(SET TASK):
Reproduce the listing below exactly. Pictures do not belong in the copy.
>> start
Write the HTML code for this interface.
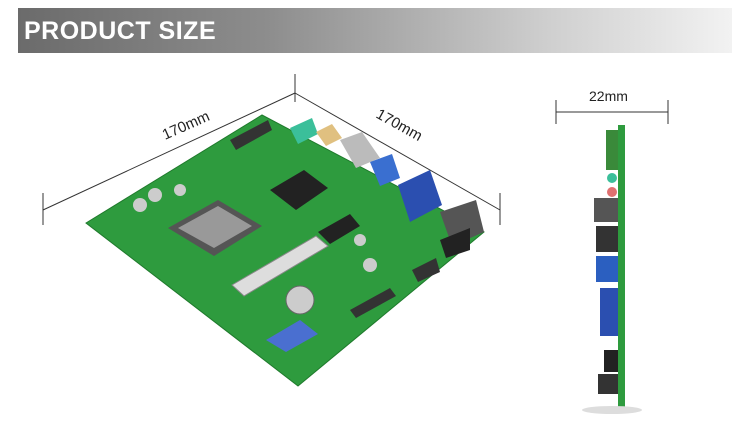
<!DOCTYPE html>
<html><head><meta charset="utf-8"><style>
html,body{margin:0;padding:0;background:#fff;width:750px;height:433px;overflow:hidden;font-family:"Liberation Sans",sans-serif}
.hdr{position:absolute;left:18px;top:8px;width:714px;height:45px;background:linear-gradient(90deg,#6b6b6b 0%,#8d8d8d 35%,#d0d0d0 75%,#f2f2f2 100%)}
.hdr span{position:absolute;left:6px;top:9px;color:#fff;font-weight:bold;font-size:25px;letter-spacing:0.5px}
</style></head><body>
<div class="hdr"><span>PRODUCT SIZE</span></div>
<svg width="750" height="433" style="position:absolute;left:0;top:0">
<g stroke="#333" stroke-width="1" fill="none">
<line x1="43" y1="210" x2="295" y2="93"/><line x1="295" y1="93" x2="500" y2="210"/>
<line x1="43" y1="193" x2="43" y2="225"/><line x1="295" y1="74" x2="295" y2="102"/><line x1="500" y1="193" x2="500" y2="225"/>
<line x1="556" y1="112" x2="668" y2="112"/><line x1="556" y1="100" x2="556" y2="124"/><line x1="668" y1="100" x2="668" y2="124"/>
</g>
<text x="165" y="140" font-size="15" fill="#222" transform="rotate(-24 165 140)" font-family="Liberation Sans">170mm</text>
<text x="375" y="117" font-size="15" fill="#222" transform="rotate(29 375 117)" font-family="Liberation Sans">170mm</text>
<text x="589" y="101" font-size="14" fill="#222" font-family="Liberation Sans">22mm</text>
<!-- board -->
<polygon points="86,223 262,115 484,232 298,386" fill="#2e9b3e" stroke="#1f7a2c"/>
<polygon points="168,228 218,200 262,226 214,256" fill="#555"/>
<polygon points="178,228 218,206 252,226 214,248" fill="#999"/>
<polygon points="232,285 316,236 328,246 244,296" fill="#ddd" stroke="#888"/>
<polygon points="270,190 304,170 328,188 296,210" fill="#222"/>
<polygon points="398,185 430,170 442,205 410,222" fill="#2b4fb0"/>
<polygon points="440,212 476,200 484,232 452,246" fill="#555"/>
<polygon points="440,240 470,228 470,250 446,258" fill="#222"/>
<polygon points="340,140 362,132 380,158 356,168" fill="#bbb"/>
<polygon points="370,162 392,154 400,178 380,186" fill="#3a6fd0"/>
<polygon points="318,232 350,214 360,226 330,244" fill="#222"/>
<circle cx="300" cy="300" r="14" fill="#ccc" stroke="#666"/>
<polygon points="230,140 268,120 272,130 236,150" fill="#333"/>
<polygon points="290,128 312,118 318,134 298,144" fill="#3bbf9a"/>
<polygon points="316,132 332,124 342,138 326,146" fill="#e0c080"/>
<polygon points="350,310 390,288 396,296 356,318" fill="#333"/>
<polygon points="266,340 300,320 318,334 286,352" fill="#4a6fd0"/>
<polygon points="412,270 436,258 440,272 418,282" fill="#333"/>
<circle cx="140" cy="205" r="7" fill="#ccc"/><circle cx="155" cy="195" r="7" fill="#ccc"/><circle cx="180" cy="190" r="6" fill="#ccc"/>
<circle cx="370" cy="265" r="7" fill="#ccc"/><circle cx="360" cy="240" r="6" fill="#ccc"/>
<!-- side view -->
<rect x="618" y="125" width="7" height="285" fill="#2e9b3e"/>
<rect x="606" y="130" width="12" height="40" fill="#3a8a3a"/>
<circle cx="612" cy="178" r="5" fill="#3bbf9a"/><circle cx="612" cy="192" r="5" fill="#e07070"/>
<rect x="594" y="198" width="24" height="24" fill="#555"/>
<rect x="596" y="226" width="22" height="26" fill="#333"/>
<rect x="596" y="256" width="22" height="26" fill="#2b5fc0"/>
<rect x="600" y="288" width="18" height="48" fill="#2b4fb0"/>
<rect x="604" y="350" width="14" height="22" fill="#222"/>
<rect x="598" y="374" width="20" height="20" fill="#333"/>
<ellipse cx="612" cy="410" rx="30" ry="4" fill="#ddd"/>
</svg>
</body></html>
>> end
(CORRECT OUTPUT):
Write the HTML code for this interface.
<!DOCTYPE html>
<html><head><meta charset="utf-8"><style>
html,body{margin:0;padding:0;background:#fff;width:750px;height:433px;overflow:hidden;font-family:"Liberation Sans",sans-serif}
.hdr{position:absolute;left:18px;top:8px;width:714px;height:45px;background:linear-gradient(90deg,#6b6b6b 0%,#8d8d8d 35%,#d0d0d0 75%,#f2f2f2 100%)}
.hdr span{position:absolute;left:6px;top:9px;color:#fff;font-weight:bold;font-size:25px;letter-spacing:0.5px}
</style></head><body>
<div class="hdr"><span>PRODUCT SIZE</span></div>
<svg width="750" height="433" style="position:absolute;left:0;top:0">
<g stroke="#333" stroke-width="1" fill="none">
<line x1="43" y1="210" x2="295" y2="93"/><line x1="295" y1="93" x2="500" y2="210"/>
<line x1="43" y1="193" x2="43" y2="225"/><line x1="295" y1="74" x2="295" y2="102"/><line x1="500" y1="193" x2="500" y2="225"/>
<line x1="556" y1="112" x2="668" y2="112"/><line x1="556" y1="100" x2="556" y2="124"/><line x1="668" y1="100" x2="668" y2="124"/>
</g>
<text x="165" y="140" font-size="15" fill="#222" transform="rotate(-24 165 140)" font-family="Liberation Sans">170mm</text>
<text x="375" y="117" font-size="15" fill="#222" transform="rotate(29 375 117)" font-family="Liberation Sans">170mm</text>
<text x="589" y="101" font-size="14" fill="#222" font-family="Liberation Sans">22mm</text>
<!-- board -->
<polygon points="86,223 262,115 484,232 298,386" fill="#2e9b3e" stroke="#1f7a2c"/>
<polygon points="168,228 218,200 262,226 214,256" fill="#555"/>
<polygon points="178,228 218,206 252,226 214,248" fill="#999"/>
<polygon points="232,285 316,236 328,246 244,296" fill="#ddd" stroke="#888"/>
<polygon points="270,190 304,170 328,188 296,210" fill="#222"/>
<polygon points="398,185 430,170 442,205 410,222" fill="#2b4fb0"/>
<polygon points="440,212 476,200 484,232 452,246" fill="#555"/>
<polygon points="440,240 470,228 470,250 446,258" fill="#222"/>
<polygon points="340,140 362,132 380,158 356,168" fill="#bbb"/>
<polygon points="370,162 392,154 400,178 380,186" fill="#3a6fd0"/>
<polygon points="318,232 350,214 360,226 330,244" fill="#222"/>
<circle cx="300" cy="300" r="14" fill="#ccc" stroke="#666"/>
<polygon points="230,140 268,120 272,130 236,150" fill="#333"/>
<polygon points="290,128 312,118 318,134 298,144" fill="#3bbf9a"/>
<polygon points="316,132 332,124 342,138 326,146" fill="#e0c080"/>
<polygon points="350,310 390,288 396,296 356,318" fill="#333"/>
<polygon points="266,340 300,320 318,334 286,352" fill="#4a6fd0"/>
<polygon points="412,270 436,258 440,272 418,282" fill="#333"/>
<circle cx="140" cy="205" r="7" fill="#ccc"/><circle cx="155" cy="195" r="7" fill="#ccc"/><circle cx="180" cy="190" r="6" fill="#ccc"/>
<circle cx="370" cy="265" r="7" fill="#ccc"/><circle cx="360" cy="240" r="6" fill="#ccc"/>
<!-- side view -->
<rect x="618" y="125" width="7" height="285" fill="#2e9b3e"/>
<rect x="606" y="130" width="12" height="40" fill="#3a8a3a"/>
<circle cx="612" cy="178" r="5" fill="#3bbf9a"/><circle cx="612" cy="192" r="5" fill="#e07070"/>
<rect x="594" y="198" width="24" height="24" fill="#555"/>
<rect x="596" y="226" width="22" height="26" fill="#333"/>
<rect x="596" y="256" width="22" height="26" fill="#2b5fc0"/>
<rect x="600" y="288" width="18" height="48" fill="#2b4fb0"/>
<rect x="604" y="350" width="14" height="22" fill="#222"/>
<rect x="598" y="374" width="20" height="20" fill="#333"/>
<ellipse cx="612" cy="410" rx="30" ry="4" fill="#ddd"/>
</svg>
</body></html>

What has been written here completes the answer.